Manusia menganggap dengan memiliki harta kekayaan dan anak yang banyak akan membuatnya dirinya mulia dan merasa agung. Bahkan dia bisa berbuat apa saja dengan kekayaannya, hingga melakukan berbagai penyimpangan. Dengan hartanyam dia hidup faoya-foya dan lupa terhadap menyisihkan kekayaannya untuk membantu orang miskin. Bahkan dia menyimpan hartanya, sehingga membuatnya semakin pelit dan perhitungan dengan hartanya yang melimpah. Bahkan dia lupa untuk mendermakan Sebagian hartanya untuk kepentingan sosial dengan membantu orang miskin dan kurang mampu.
Akherat dan Kemuliaan
Al-Qur’an menggambarkan bahwa manusia melalaikan kehidupan akheratnya dan hidupnya terlalaikan dengan fokus pada dunia. Manusia mengira dengan dunia yang melimpah dirinya akan mendapatkan kemuliaan hingga melupakan Sang Pencipta dan Pemberi kekayaan. Padahal Al-Qur’an menunjukkan bahwa Allah sebagai Pemilik kemuliaan, dan siapapun akan mendapatkannya bila melakukan amalan ketaatan pada-Nya. Hal ini sebagaimana firman-Nya :
“Barang siapa menghendaki kemuliaan, maka (ketahuilah)f kemuliaan itu semuanya milik Allah. Kepada-Nyalah akan naik perkataan-perkataan yang baik, dan amal kebajikan Dia akan mengangkatnya. Adapun orang-orang yang merencanakan kejahatan mereka akan mendapat azab yang sangat keras, dan rencana jahat mereka akan hancur.” (QS. Fatir : 10)

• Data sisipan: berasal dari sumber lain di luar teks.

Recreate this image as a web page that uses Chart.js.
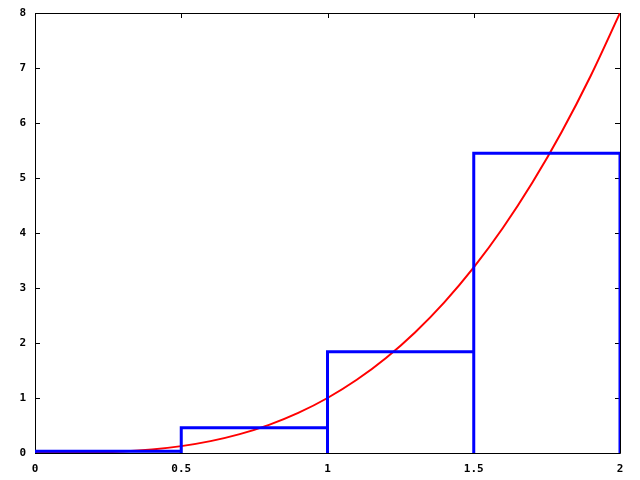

Sebagai manusia yang memiliki derajat kemuliaan, akan semakin mulia bila melakukan amalan kemuliaan. Kesehatan yang dimilikinya digunakan untuk beribadah, kekayaan yang dianugerahkan dimanfaatkan untuk membantu orang yang membutuhkan kedermawananya, dan jabatan yang diemban diarahkan untuk memperlancurcar urusan orang lain. Orang yang demikian akan mendapatkan janji Allah berupa kenikmatan surga yang abadi dan tiada bandingannya. Mereka tidak lalai dan lengah dengan anugerah kenikmatan dunia yang memperdayakan. Hal ini sebagaimana firman-Nya :
“Wahai manusia! Sungguh, janji Allah itu benar, maka janganlah kehidupan dunia memperdayakan kamu dan janganlah (setan) yang pandai menipu, memerdayakan kamu tentang Allah.” (QS. Fatir : 5)
Janji Allah tidak mungkin meleset. Hanya orang beriman yang yakin akan janji-Nya. Sehingga memanfaatkan anugerah duniawi untuk ketaatan dan pengabian kepada-Nya. Sementara orang yang bimbang karena bisikan setan saja yang meragukan akan janji-janji-Nya sehingga terpedaya hingga melakukan perbuatan menyimpang dan menyalahgunakan kenikmatan yang dianugerahkan kepadanya. Mereka tidak sadar bahwa dunia seperti air hujan yang menyegarkan sesaat dan akan hilang bekasnya dalam waktu singkat.